The TACIS regulation expired at the end of 2006. From 1 January 2007 it has been replaced by a new regulation for the European Neighbourhood and Partnership Instrument (ENPI). Financial cooperation between the EU and Russia will continue as before relying on this new legal basis for financing projects. The change from Tacis to ENPI has nevertheless brought some changes. The two parties will now more than before try to ensure co-financing of projects and focusing projects on strategic priorities. The areas of cooperation have been narrowed down to cover only areas mentioned in the roadmaps to the four common spaces and the northern dimension.

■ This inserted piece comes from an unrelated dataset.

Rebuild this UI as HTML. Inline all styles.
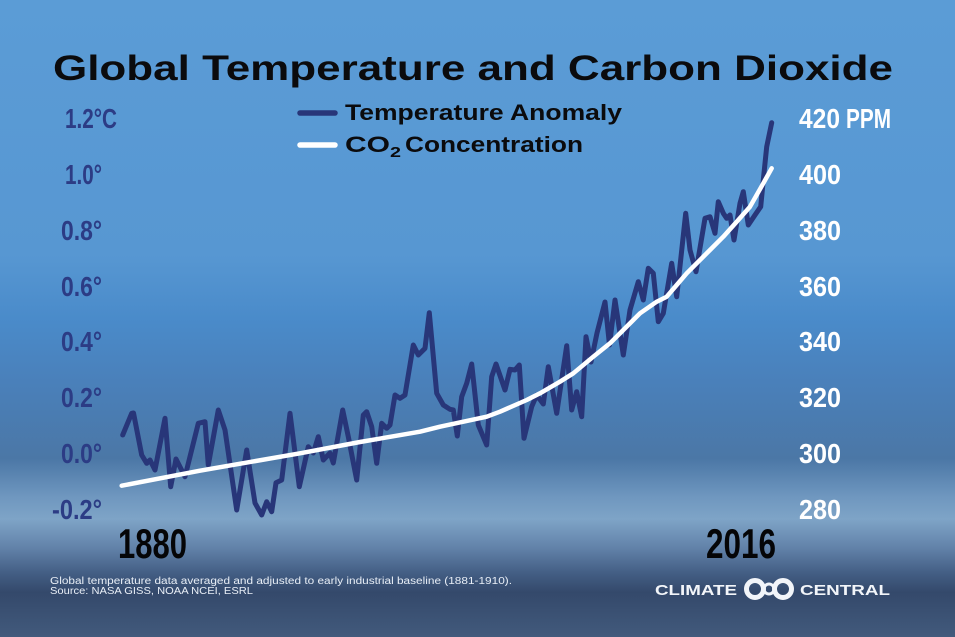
<!DOCTYPE html>
<html>
<head>
<meta charset="utf-8">
<style>
  html,body{margin:0;padding:0;background:#5797d2;}
  svg{display:block;}
</style>
</head>
<body>
<svg width="955" height="637" viewBox="0 0 955 637" xmlns="http://www.w3.org/2000/svg">
  <defs>
    <linearGradient id="bg" x1="0" y1="0" x2="0" y2="1">
      <stop offset="0" stop-color="#5b9cd6"/>
      <stop offset="0.40" stop-color="#5797d2"/>
      <stop offset="0.50" stop-color="#4a8bca"/>
      <stop offset="0.60" stop-color="#4a80ba"/>
      <stop offset="0.72" stop-color="#4b77a6"/>
      <stop offset="0.78" stop-color="#6f97bf"/>
      <stop offset="0.815" stop-color="#7ea4c7"/>
      <stop offset="0.86" stop-color="#6282a9"/>
      <stop offset="0.90" stop-color="#435e84"/>
      <stop offset="0.93" stop-color="#34496b"/>
      <stop offset="1" stop-color="#425a7c"/>
    </linearGradient>
  </defs>
  <rect x="0" y="0" width="955" height="637" fill="url(#bg)"/>

  <!-- Title -->
  <text x="53" y="80" font-family="Liberation Sans, sans-serif" font-weight="bold" font-size="35" fill="#0b0b0d" textLength="840" lengthAdjust="spacingAndGlyphs">Global Temperature and Carbon Dioxide</text>

  <!-- Legend -->
  <line x1="300" y1="113" x2="335" y2="113" stroke="#283679" stroke-width="5.5" stroke-linecap="round"/>
  <text x="345" y="120" font-family="Liberation Sans, sans-serif" font-weight="bold" font-size="22" fill="#0b0b0d" textLength="277" lengthAdjust="spacingAndGlyphs">Temperature Anomaly</text>
  <line x1="300" y1="145" x2="335" y2="145" stroke="#ffffff" stroke-width="5.5" stroke-linecap="round"/>
  <text x="345" y="152" font-family="Liberation Sans, sans-serif" font-weight="bold" font-size="22" fill="#0b0b0d" textLength="45" lengthAdjust="spacingAndGlyphs">CO</text>
  <text x="390" y="157" font-family="Liberation Sans, sans-serif" font-weight="bold" font-size="15" fill="#0b0b0d" textLength="11" lengthAdjust="spacingAndGlyphs">2</text>
  <text x="405" y="152" font-family="Liberation Sans, sans-serif" font-weight="bold" font-size="22" fill="#0b0b0d" textLength="178" lengthAdjust="spacingAndGlyphs">Concentration</text>

  <!-- Left axis labels -->
  <g font-family="Liberation Sans, sans-serif" font-weight="bold" font-size="28" fill="#2c3c85" lengthAdjust="spacingAndGlyphs">
    <text x="65" y="128" textLength="52" lengthAdjust="spacingAndGlyphs">1.2°C</text>
    <text x="65" y="184" textLength="37" lengthAdjust="spacingAndGlyphs">1.0°</text>
    <text x="61" y="240" textLength="41" lengthAdjust="spacingAndGlyphs">0.8°</text>
    <text x="61" y="296" textLength="41" lengthAdjust="spacingAndGlyphs">0.6°</text>
    <text x="61" y="351" textLength="41" lengthAdjust="spacingAndGlyphs">0.4°</text>
    <text x="61" y="407" textLength="41" lengthAdjust="spacingAndGlyphs">0.2°</text>
    <text x="61" y="463" textLength="41" lengthAdjust="spacingAndGlyphs">0.0°</text>
    <text x="52" y="519" textLength="50" lengthAdjust="spacingAndGlyphs">-0.2°</text>
  </g>

  <!-- Right axis labels -->
  <g font-family="Liberation Sans, sans-serif" font-weight="bold" font-size="28" fill="#ffffff">
    <text x="799" y="128" textLength="41" lengthAdjust="spacingAndGlyphs">420</text>
    <text x="846" y="128" textLength="45" lengthAdjust="spacingAndGlyphs">PPM</text>
    <text x="799" y="184" textLength="42" lengthAdjust="spacingAndGlyphs">400</text>
    <text x="799" y="240" textLength="42" lengthAdjust="spacingAndGlyphs">380</text>
    <text x="799" y="296" textLength="42" lengthAdjust="spacingAndGlyphs">360</text>
    <text x="799" y="351" textLength="42" lengthAdjust="spacingAndGlyphs">340</text>
    <text x="799" y="407" textLength="42" lengthAdjust="spacingAndGlyphs">320</text>
    <text x="799" y="463" textLength="42" lengthAdjust="spacingAndGlyphs">300</text>
    <text x="799" y="519" textLength="42" lengthAdjust="spacingAndGlyphs">280</text>
  </g>

  <!-- Temperature line -->
  <polyline fill="none" stroke="#283679" stroke-width="5" stroke-linejoin="round" stroke-linecap="round"
    points="122.7,435 131.7,413.3 133.5,413 141.7,455 146.7,463.3 150,460 155,470 165,418.3 170.7,486.7 176,459 185,476.7 198.3,423.3 205,421.7 208.3,465 218.3,410 225,430 236.7,510 246.7,450 255,503 261.7,515 266.7,501.7 271.7,511.7 276,482.7 281.7,480 290,413.3 299.3,486.7 308.3,446.7 313.3,453 318.3,436.7 323.3,460 330,453 333.3,463 342.7,410 348.3,436.7 356.7,480 363.3,415 366.7,411.7 371.7,426.7 376.7,463.3 381.7,423.3 386.7,428.3 390,425 395,395 400,398.3 405,395 413.3,345 418.3,355 425,348.3 429.3,312.7 436.7,393.3 443.3,405 450,409.3 453.3,410 457.3,436 461.7,396.7 466.7,383.3 471.7,364 478.3,425 486.7,445 491.7,376.7 496,364 505,390 510,369.3 515,370 519.3,365 524,438.3 531.7,406.7 536.7,395 543.3,404 548.3,366.7 556.7,413.3 566.7,345.7 571.7,410 576.7,391.7 581.7,416.7 586,336.7 591,362 597,333 605,302 609.5,345 615,300 623.3,355 630,310 638.3,281.7 643.3,300 648.3,268.3 653.3,273.3 658.3,321.7 663.3,313.3 671.7,263.3 676.7,296.7 685.7,213.3 690,250 696,271.7 705,218.3 710,216.7 715,233.3 718.3,201.7 723.3,213.3 726.7,218.3 730,215 734,240 740,203.3 743.3,191.7 748.3,225 755,215 760.7,206.7 763.3,180 766.7,146.7 771.7,122.7"/>

  <!-- CO2 line -->
  <polyline fill="none" stroke="#ffffff" stroke-width="4.5" stroke-linejoin="round" stroke-linecap="round"
    points="121.7,485.7 200,470.7 300,453.3 360,442 420,431.7 440,426.7 486.7,416.7 500,411.7 526.7,400 540,393.3 560,381.7 573.3,373.3 593.3,356.7 610,343.3 623.3,330 640,313.3 656.7,301.7 666.7,296.7 676.7,285 686.7,273.3 696.7,263.3 710,250 723.3,236.7 736.7,221.7 750,206.7 763.3,183.3 771.7,168.3"/>

  <!-- Year labels -->
  <text x="118" y="558" font-family="Liberation Sans, sans-serif" font-weight="bold" font-size="42" fill="#050507" textLength="69" lengthAdjust="spacingAndGlyphs">1880</text>
  <text x="706" y="558" font-family="Liberation Sans, sans-serif" font-weight="bold" font-size="42" fill="#050507" textLength="70" lengthAdjust="spacingAndGlyphs">2016</text>

  <!-- Footer -->
  <text x="50" y="584" font-family="Liberation Sans, sans-serif" font-size="10" fill="#e8eef6" textLength="462" lengthAdjust="spacingAndGlyphs">Global temperature data averaged and adjusted to early industrial baseline (1881-1910).</text>
  <text x="50" y="594" font-family="Liberation Sans, sans-serif" font-size="10" fill="#e8eef6" textLength="203" lengthAdjust="spacingAndGlyphs">Source: NASA GISS, NOAA NCEI, ESRL</text>

  <!-- Logo -->
  <text x="655" y="595" font-family="Liberation Sans, sans-serif" font-weight="bold" font-size="15" fill="#f2f5f9" textLength="82" lengthAdjust="spacingAndGlyphs">CLIMATE</text>
  <g fill="none" stroke="#f2f5f9">
    <circle cx="755" cy="589" r="8.5" stroke-width="5"/>
    <circle cx="783" cy="589" r="8.5" stroke-width="5"/>
    <circle cx="769" cy="589" r="5" stroke-width="3"/>
  </g>
  <text x="800" y="595" font-family="Liberation Sans, sans-serif" font-weight="bold" font-size="15" fill="#f2f5f9" textLength="90" lengthAdjust="spacingAndGlyphs">CENTRAL</text>
</svg>
</body>
</html>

Cooperation based on dialogue
The EU-Russia Cooperation Programme is unique for several reasons. Firstly, all activities are the result of continuous dialogue between Russia and the EU, which fosters a sense of partnership and strong commitment on both sides. Secondly, the EU combines the knowledge and expertise of all 28 Member States, which brings a greater wealth of knowledge and experience than programmes supported by a single country. Thirdly, the Programme is integrated with the government through a framework established by the PCA and the four common spaces which furthers the strength of the commitment on both sides. The financing provided by the EC for cooperation with Russian counterpart organizations is in the form of grants, not loans, and it is increasingly co-financed by the Russian Federation.
The EU-Russia Cooperation Programme strives to ensure that the knowledge and skills are transferred to local partners who intend to remain in Russia following the project’s completion.
The Programme also fosters partnerships, studies, training, and networking throughout the EU and partner countries. Russian governmental organizations, NGOs and other institutions may make suggestions for future projects, either to authorities in their own countries or to the delegations of the European Commission in Russia.